05 Jun 2011Babel
Babel is a proposal for a multi-paradigm, low level type-safe virtual machine capable of executing several different programming languages. Different programming languages will inevitably be optimized to solve certain classes of problem in certain domains. No single programming language or programming paradigm is ideal in all scenarios.
The aim is to be able to execute virtual instruction sets from several different virtual machines such as Ruby/rubinius, Java/Java bytecode, Erlang/Beam, Scheme, Haskell, Mercury, R etc. Different types of languages that are expected to be supported should represent functional, logic or constraint-based, message-based and imperative paradigms.
In an ideal environment it would be possible to transparently combine elements written using different paradigms in the same application. The impedance mismatch at the language barriers often makes this a difficult proposition.
One possible remedy is to host each different programming language or paradigm in a software isolated process (SIP). Each SIP communicates with other SIPs through message passing. Communication between SIPs would still need to translate values from one paradigm to another and may even need to serialize, deserialize or copy values between SIPs. However translation could be skipped when processes share a representation and in some scenarios copying may be avoided if a SIP supports copy-on-write or can only transfer immutable values.
SIPs have many of the advantages of Erlangs processes; fault isolation, low overhead, easy to parallelize. If Babel is structured correctly, the exection engine for each SIP could be shared between SIPs and maybe composed from elements such that a logic and functional SIP share many of the same VM components.
Babel is unlikely to be started until well after I complete my PhD and while I have experimented with several different components at times, no head way has been made. For Babel to have any chance of success it must be optimized for fun.
Instruction Set Composition
It is likely that the various programming languages that are built on the Babble VM (BVM) can share subsets of their instruction sets. Candidate instructions that immediately come to mind include arithmetic operations for 32-bit integer values and 32-bit IEEE 754 floating point values. It is also likely that there will be dependency relationships be instruction groups. i.e. The 32-bit integer vector operations rely on the presence of 32-bit integer scalar operations.
Each instruction group is likely to result in different sets of optimization passes being incorporated in the runtime compilers. These could be a new set of BURS rules or specific optimization passes (i.e. to vectorize scalar operations in loops). Thus each instruction group should be able to be bundled separately and identify associated optimization passes etc.

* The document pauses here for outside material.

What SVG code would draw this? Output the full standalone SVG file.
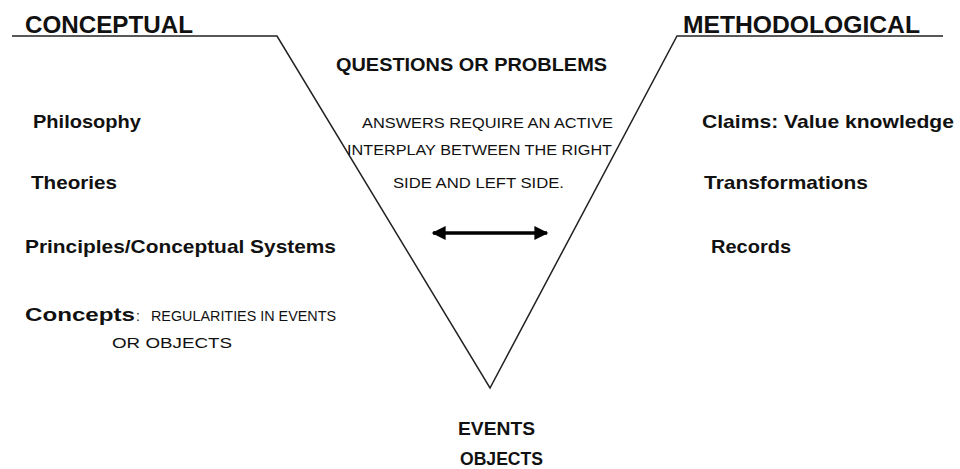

Layered Programming Language Features
The BVM is likely to have a family of “native” languages. The languages should be layered such that each successive language incorporates features from lower layer. The “kernel” language is most likely going to be a stack based language such as Joy/Forth with linear types and procedures/functions that are guaranteed not to be recursive. The next higher language may support recursive functions and immutable variables (i.e. those that can be written once and read many times). A higher layer still may support mutation of variables or polymorphic invocations.
Language features such as generic types, tail calls, lazy vs strict modes, query matching vs normal execution, object manipulation etc are gradually added depending on where the language is positioned in the kernel-system-application-scripting language spectrum. Ideas should definitely be incorporated from Forth, Scheme, Haskell, Smalltalk and Mercury when developing the composable language features.